You’ll find everything from ritzy beach towns to chic yet earthy settlements on a road trip from Punta Ballena to José Ignacio. TNS
The former home of artist Carlos Páez Vilaró, now a labyrinthine museum and hotel called Casapueblo, has a way of confusing visitors.
Perhaps it’s the Gaudí-esque architecture and Santorini colour palette that make you believe, for a fleeting moment, that you’re far away on some Mediterranean shore when you’re really in Uruguay.
This stretch of the Uruguayan coast from Punta Ballena to José Ignacio often confounds those who expect South America to be undeveloped, underprivileged or troubled. Here, it’s none of those things.
I’ve lived in South America for half a decade and, over the years, heard countless tales of the ritzy beaches that curve along the Atlantic east of Uruguay’s capital, Montevideo.
Why, I wondered, had so many South Americans made the continent’s second-smallest nation their summer playground? And why were an increasing number of US celebrities following suit?

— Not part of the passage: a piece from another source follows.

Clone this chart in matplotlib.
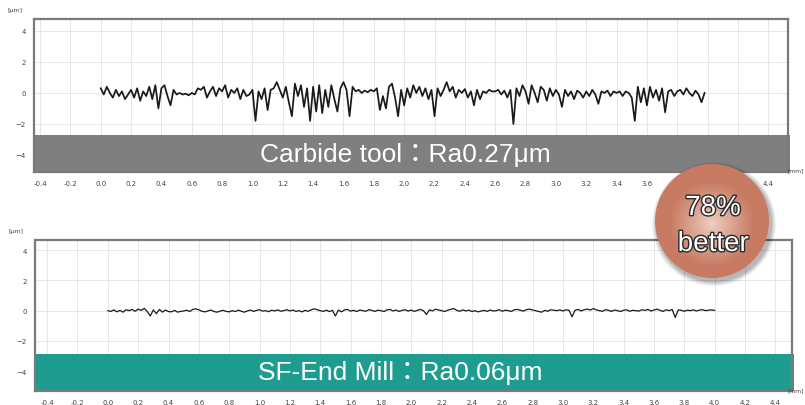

The intrigue festered until I finally booked a flight to see for myself.
The road east of Casapueblo skirts an endless gold-sand beach all the way to the coast’s largest resort town, Punta del Este, where even The Trump Organization is aiming to get in on the action in 2020 with a 25-story, 156-condominium Trump Tower.
With pulsing beach bars and glassine apartment blocks fronting the emerald sea, it’s easy to see why Punta del Este has built a reputation as the Miami of South America.
Its star power is so strong that Brazilian supermodels and Argentine movie stars flock here as much to relax in their seafront condos as to be captured by paparazzi doing so.
La Barra, with its white-washed homes draped in bougainvillea, is the next resort as I continue eastward.
Thirty years ago, this coastline had little more than a few humble fishing villages.
Now, thanks to new bridges that leapfrog its myriad lagoons, development has crept ever farther from Montevideo with investors (mostly from Argentina and Brazil) capitalising on Uruguay’s perennial stability in a rocky region.
Nowhere is this development more apparent than José Ignacio, where beachfront properties sell in the millions of dollars.
José Ignacio manages to be moneyed without ever feeling snobby or staid. Shabby chic is the overarching aesthetic.
There are no shopping malls, nightclubs or condos.
The roads are largely unpaved, the cottages are unassuming, and it’s perfectly fine to walk barefoot into the town’s most popular eatery, La Huella — that is, assuming you’ve made your reservation weeks in advance.
This air of carefree elegance has led stars such as Shakira to purchase a home here, while big-name US visitors include Mark Zuckerberg, Leonardo DiCaprio and Katy Perry, who can stroll the wind-whipped beach in relative obscurity.
If there’s one person responsible for placing José Ignacio on the international tourist map its Norwegian-Uruguayan businessman Alexander Vik and his American wife, Carrie.
The pair has opened three design hotels in and around José Ignacio.
From the patios of the Vik properties to the open-air cafes such as Solera in town, everyone in José Ignacio seems to be dressed in flowing white linen and tossing back glasses of grape as if to coax the setting sun into lingering a few minutes longer.
There are four cows for every human in Uruguay, which is a good thing because the population eats more beef per capita than anywhere else on Earth.
Perhaps that’s why one of the world’s most famous grill masters, Francis Mallmann, has built a home, hotel and restaurant in the five-block cow town of Pueblo Garzón.
Sure, Punta del Este may have been a bit flashy, but on the whole, this moneyed Uruguayan coast had managed to temper its good fortune in such a way that even a humble freelance journalist could feel welcomed to the party.
And isn’t that what we all crave? To feel like a celebrity even when we’re driving barefoot down dirt roads covered in sand.